The Government wants to transfer ownership of all privately owned rural properties from the State to municipalities, "without requiring any compensation," in an effort to mitigate the risk of fires. According to the document, "the State owns approximately 43,000 rural properties," and in addition to these, another 65,000 are registered in the State's favour, "because they have no known owner."

Regarding the management of the State's real estate assets, which has a total budget of 852 million euros for 2026, the Government states that "ownership of all rural properties integrated into the State's private domain and registered in the State's name in the land registry will be transferred to the respective municipalities, without requiring any compensation, to promote the reuse of the respective properties, mitigate fire risk, and manage proximity and cohesion."

Rural properties

Regarding the rural property registry and the land use and monitoring system, as part of the structural investments in agriculture and forestry, the Government estimates an investment of one million euros in 2026, noting that there were 17 million euros in 2024 and 60 million this year.

"The priority will be to register, update, and consolidate the inventory of the State's assets, as well as to monetize and increase the value of the sole asset of Consest - Promoção Imobiliária, S.A.," reads the 2026 State Budget proposal report.

Municipal Master Plans

To promote the "integrated and sustainable vision of the territory," which is estimated at 75 million euros by 2026, there is a prospect of approval of regional land use programs, as well as the review of Municipal Master Plans (PDM).

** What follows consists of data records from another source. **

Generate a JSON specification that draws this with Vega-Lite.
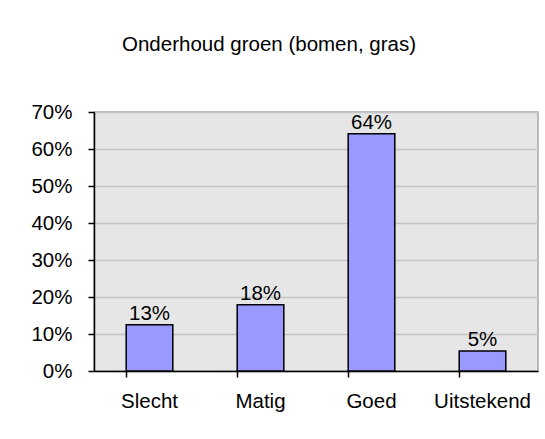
{
  "$schema": "https://vega.github.io/schema/vega-lite/v6.json",
  "width": 444,
  "height": 259,
  "autosize": {"type": "none"},
  "padding": {"left": 94, "top": 112, "right": 7, "bottom": 68},
  "background": "white",
  "title": {
    "text": "Onderhoud groen (bomen, gras)",
    "font": "Liberation Sans",
    "fontSize": 20.5,
    "fontWeight": "normal",
    "color": "black",
    "anchor": "middle",
    "dx": -47,
    "offset": 47
  },
  "data": {
    "values": [
      {"categorie": "Slecht", "aandeel": 0.125, "label": "13%"},
      {"categorie": "Matig", "aandeel": 0.179, "label": "18%"},
      {"categorie": "Goed", "aandeel": 0.641, "label": "64%"},
      {"categorie": "Uitstekend", "aandeel": 0.054, "label": "5%"}
    ]
  },
  "encoding": {
    "x": {
      "field": "categorie",
      "type": "nominal",
      "sort": null,
      "scale": {"paddingInner": 0.58, "paddingOuter": 0.29},
      "axis": {
        "title": null,
        "labelAngle": 0,
        "bandPosition": 0,
        "domainColor": "black",
        "domainWidth": 1.5,
        "tickColor": "black",
        "tickWidth": 1.5,
        "tickSize": 6,
        "labelPadding": 14,
        "labelFont": "Liberation Sans",
        "labelFontSize": 20.5,
        "labelColor": "black"
      }
    },
    "y": {
      "field": "aandeel",
      "type": "quantitative",
      "scale": {"domain": [0, 0.7], "nice": false},
      "axis": {
        "title": null,
        "format": ".0%",
        "values": [0, 0.1, 0.2, 0.3, 0.4, 0.5, 0.6, 0.7],
        "domainColor": "black",
        "domainWidth": 1.5,
        "tickColor": "black",
        "tickWidth": 1.5,
        "tickSize": 6,
        "labelPadding": 16,
        "labelFont": "Liberation Sans",
        "labelFontSize": 20.5,
        "labelColor": "black",
        "grid": true,
        "gridColor": "#c4c4c4",
        "gridWidth": 1.5
      }
    }
  },
  "layer": [
    {
      "mark": {"type": "bar", "fill": "#9999ff", "stroke": "black", "strokeWidth": 1.5}
    },
    {
      "mark": {"type": "text", "baseline": "bottom", "dy": -1, "font": "Liberation Sans", "fontSize": 20.5, "color": "black"},
      "encoding": {"text": {"field": "label"}}
    }
  ],
  "config": {
    "view": {"fill": "#e6e6e6", "stroke": "#a8a8a8", "strokeWidth": 1.5}
  }
}
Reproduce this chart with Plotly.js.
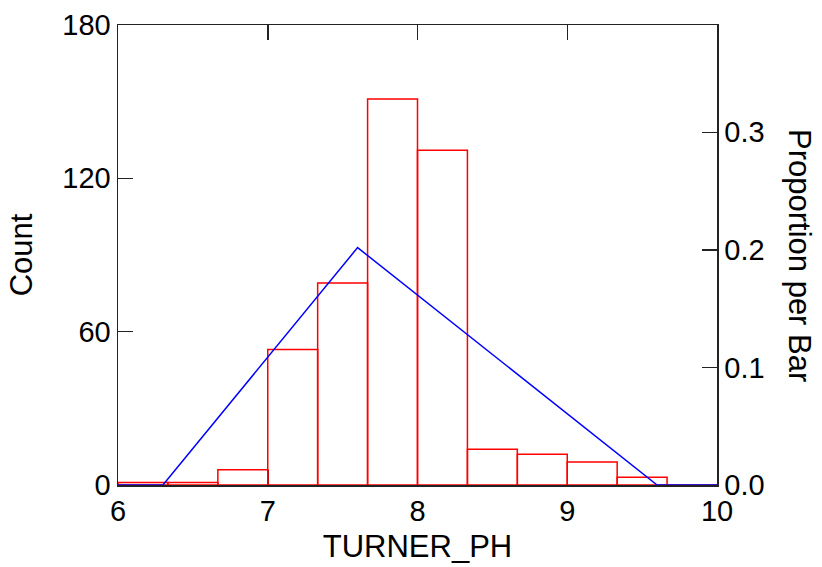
<!DOCTYPE html>
<html>
<head>
<meta charset="utf-8">
<script src="https://cdn.plot.ly/plotly-3.0.1.min.js"></script>
<style>html,body{margin:0;padding:0;background:#fff;}#chart{width:822px;height:567px;}</style>
</head>
<body>
<div id="chart"></div>
<script>
// Histogram bins (TURNER_PH), bin width 1/3 from 6 to 10
const binStarts = [6, 6.3333, 6.6667, 7, 7.3333, 7.6667, 8, 8.3333, 8.6667, 9, 9.3333, 9.6667];
const binWidth = 1/3;
const counts = [1, 1, 6, 53, 79, 151, 131, 14, 12, 9, 3, 0];
// Fitted triangular curve (in count units)
const lineX = [6, 6.3, 7.6, 9.6, 10];
const lineY = [0, 0, 92.9, 0, 0];
const xTicks = [6, 7, 8, 9, 10];
const countTicks = [0, 60, 120, 180];
const propTicks = [0, 0.1, 0.2, 0.3];

const total = counts.reduce((a, b) => a + b, 0);
const FONT = "Liberation Sans, Arial, sans-serif";

const barTrace = {
  type: 'bar',
  x: binStarts.map(s => s + binWidth / 2),
  y: counts,
  width: binStarts.map(() => binWidth),
  marker: {color: 'rgba(255,255,255,0)', line: {color: '#ff0000', width: 1.5}},
  hoverinfo: 'x+y',
  showlegend: false
};
const lineTrace = {
  type: 'scatter',
  mode: 'lines',
  x: lineX,
  y: lineY,
  line: {color: '#0000ff', width: 1.5},
  showlegend: false
};
// invisible trace to activate the right axis
const propTrace = {
  type: 'scatter', mode: 'lines',
  x: [6, 10], y: [0, 0], yaxis: 'y2',
  line: {color: 'rgba(0,0,0,0)', width: 0},
  hoverinfo: 'skip', showlegend: false
};

const layout = {
  width: 822, height: 567,
  margin: {l: 118, r: 105, t: 25, b: 82},
  paper_bgcolor: '#fff', plot_bgcolor: '#fff',
  font: {family: FONT, color: '#000', size: 29},
  bargap: 0,
  xaxis: {
    range: [6, 10], tickvals: xTicks, ticktext: xTicks.map(String),
    showgrid: false, zeroline: false,
    showline: true, linecolor: '#222', linewidth: 1.5, mirror: 'ticks',
    ticks: 'inside', ticklen: 15, tickwidth: 1.5, tickcolor: '#222',
    tickfont: {size: 29, family: FONT},
    title: {text: 'TURNER_PH', font: {size: 31, family: FONT}, standoff: 9},
    layer: 'below traces'
  },
  yaxis: {
    range: [0, 180], tickvals: countTicks, ticktext: countTicks.map(String),
    showgrid: false, zeroline: false,
    showline: true, linecolor: '#222', linewidth: 1.5,
    ticks: 'inside', ticklen: 15, tickwidth: 1.5, tickcolor: '#222',
    tickfont: {size: 29, family: FONT},
    title: {text: 'Count', font: {size: 31, family: FONT}, standoff: 20},
    layer: 'below traces'
  },
  yaxis2: {
    overlaying: 'y', side: 'right',
    range: [0, 180 / total], tickvals: propTicks, tickformat: '.1f',
    showgrid: false, zeroline: false,
    showline: true, linecolor: '#222', linewidth: 1.5,
    ticks: 'inside', ticklen: 15, tickwidth: 1.5, tickcolor: '#222',
    tickfont: {size: 29, family: FONT},
    layer: 'below traces'
  },
  annotations: [{
    text: 'Proportion per Bar', textangle: 90,
    xref: 'paper', yref: 'paper', x: 1, y: 0.5,
    xanchor: 'center', yanchor: 'middle', xshift: 83,
    showarrow: false, font: {size: 31, family: FONT, color: '#000'}
  }]
};

Plotly.newPlot('chart', [barTrace, lineTrace, propTrace], layout, {displayModeBar: false, staticPlot: true});
</script>
</body>
</html>
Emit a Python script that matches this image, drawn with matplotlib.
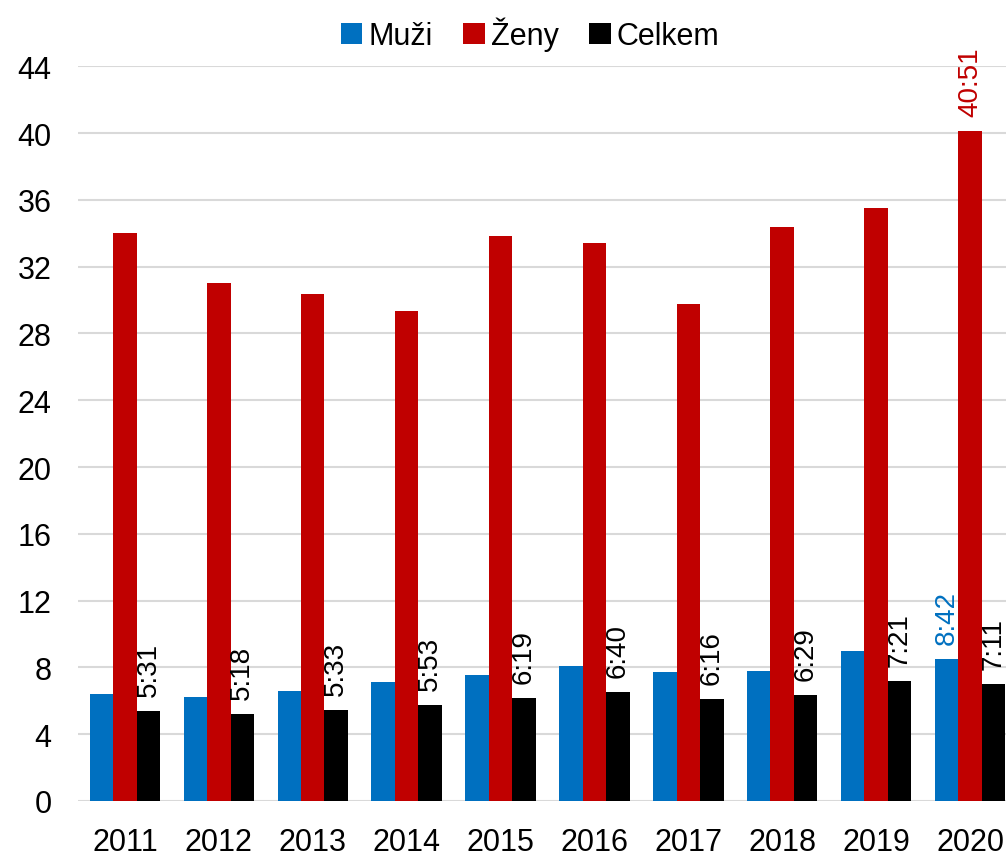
import numpy as np
import matplotlib
matplotlib.use('Agg')
import matplotlib.pyplot as plt

plt.rcParams['font.family'] = ['Liberation Sans', 'DejaVu Sans']

# data
roky = ['2011', '2012', '2013', '2014', '2015', '2016', '2017', '2018', '2019', '2020']
muzi = [6.41, 6.24, 6.6, 7.14, 7.56, 8.1, 7.72, 7.78, 9.01, 8.51]
zeny = [34.0, 31.02, 30.36, 29.36, 33.84, 33.42, 29.76, 34.38, 35.54, 40.13]
celkem = [5.38, 5.2, 5.45, 5.74, 6.16, 6.52, 6.12, 6.34, 7.18, 7.01]
muzi_popisky = ['', '', '', '', '', '', '', '', '', '8:42']
zeny_popisky = ['', '', '', '', '', '', '', '', '', '40:51']
celkem_popisky = ['5:31', '5:18', '5:33', '5:53', '6:19', '6:40', '6:16', '6:29', '7:21', '7:11']

modra = '#0070C0'
cervena = '#C00000'
cerna = '#000000'

fig = plt.figure(figsize=(10.06, 8.54), dpi=100)
ax = fig.add_axes([0.0775, 0.0609, 0.9334, 0.8603])

x = np.arange(len(roky))
w = 0.25
serie = [(muzi, muzi_popisky, modra, 'Muži', -w),
         (zeny, zeny_popisky, cervena, 'Ženy', 0),
         (celkem, celkem_popisky, cerna, 'Celkem', w)]

for hodnoty, popisky, barva, nazev, posun in serie:
    ax.bar(x + posun, hodnoty, width=w, color=barva, label=nazev, zorder=3)
    for xi, v, t in zip(x + posun, hodnoty, popisky):
        if t:
            ax.text(xi, v + 0.9, t, rotation=90, ha='center', va='bottom',
                    fontsize=20, color=barva, clip_on=False)

ax.set_xlim(-0.5, len(roky) - 0.5)
ax.set_ylim(0, 44)
ax.set_yticks(np.arange(0, 45, 4))
ax.set_xticks(x)
ax.set_xticklabels(roky)
ax.tick_params(axis='both', length=0, labelsize=22)
ax.tick_params(axis='y', pad=19)
ax.tick_params(axis='x', pad=19)
ax.grid(axis='y', color='#d9d9d9', linewidth=1.5, zorder=0)
for s in ['top', 'right', 'left', 'bottom']:
    ax.spines[s].set_visible(False)

fig.legend(loc='center', bbox_to_anchor=(0.527, 0.959), ncol=3, frameon=False,
           fontsize=22, handlelength=0.7, handleheight=0.7, handletextpad=0.2,
           columnspacing=1.0)

fig.savefig('out.png', dpi=100)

"Recognising the need for greater agility in municipal planning processes, the Government intends to simplify and reduce bureaucracy in the mechanisms for reviewing PDMs, facilitating their adaptation to new social, economic, and environmental realities," the document states.

The proposal also suggests the consolidation of an integrated cadastral system, "to guarantee effective knowledge of land ownership and land use," indicating that "the integration between the real estate registry and the land registry will simplify This will improve property registration, prevent conflicts, facilitate planning, and create more favourable conditions for investment and land appreciation.”

33.8% of the budget allocation

The Infrastructure and Housing Program, with a total of 116 projects, is the program the largest budget item in the 2026 State Budget proposal, with an allocation of €5,841.1 billion, equivalent to 33.8% of the total.

National funding for the program totals €4,961.9 billion, of which €1,028 million will come from tax revenues. European funding will amount to €879.2 million, of which €769.8 million will come from the RRP.

This program's highlights include projects related to concessions, construction, requalification, and maintenance of the railway and road network, managed by Infraestruturas de Portugal, S.A. (IP), and the Housing Access Support Program — 1st Right and Affordable Housing, managed by IHRU, I.P.

In the Central Administration's structural investments, the expenditures on Housing IHRU funds will reach nearly €1.2 billion next year. The largest portion, approximately €800 million, is earmarked for housing access support programs.

The affordable public housing stock will receive €360 million, the emergency housing stock will receive €28 million, and the rehabilitation of the housing stock will receive €10 million.

The Executive's priority is the construction of 59,000 public housing units, the establishment of public-private partnerships in vacant state-owned properties with housing potential, and the injection of real estate packages into the market for investors, notably through "concessions," starting with "properties released by the concentration of ministries and entities in Campus XXI."

In urban licensing, the Government is committed to simplifying, reducing bureaucracy, and streamlining processes. And for the rental market, it promises:

- Reviewing the urban rental system, guaranteeing owners the right to terminate contracts in the event of a Noncompliance;

- Change rental programs, particularly affordable rental programs, through the build-to-rent investment contract model to attract private investment;

- Rationalise all public rental assistance programs.

Tax exemptions

The 2026 State Budget proposal also includes a 2% update to the IMT tax brackets, increasing the tax-exempt value of a home for young people by approximately €6,500 to approximately €330,500. The next bracket, still covered by the IMT Jovem (Youth IMT), which is subject to an 8% rate, increases from €648,022 to €660,982.

The IMT Jovem (Youth IMT), as a reminder, began to be implemented in August 2024, providing an exemption. The total amount of this tax, Stamp Duty, and registration fees for homes valued up to €316,000, which this year rose to €324,058.

When the exemption limit is exceeded, a marginal IMT rate of 8% applies up to €648,022. Above this amount, there is no exemption from either IMT or Stamp Duty (IS).

Therefore, next year, a home valued at €600,000 will pay 0% IMT and Stamp Duty up to €330,539, and an 8% tax rate on the portion between that value and the purchase price.

For those who buy a home not covered by this measure (because they are over 35 or because they already own a residential property, or part of it), the 2026 State Budget also introduces changes, with an IMT exemption for the purchase of a home priced up to €106,346.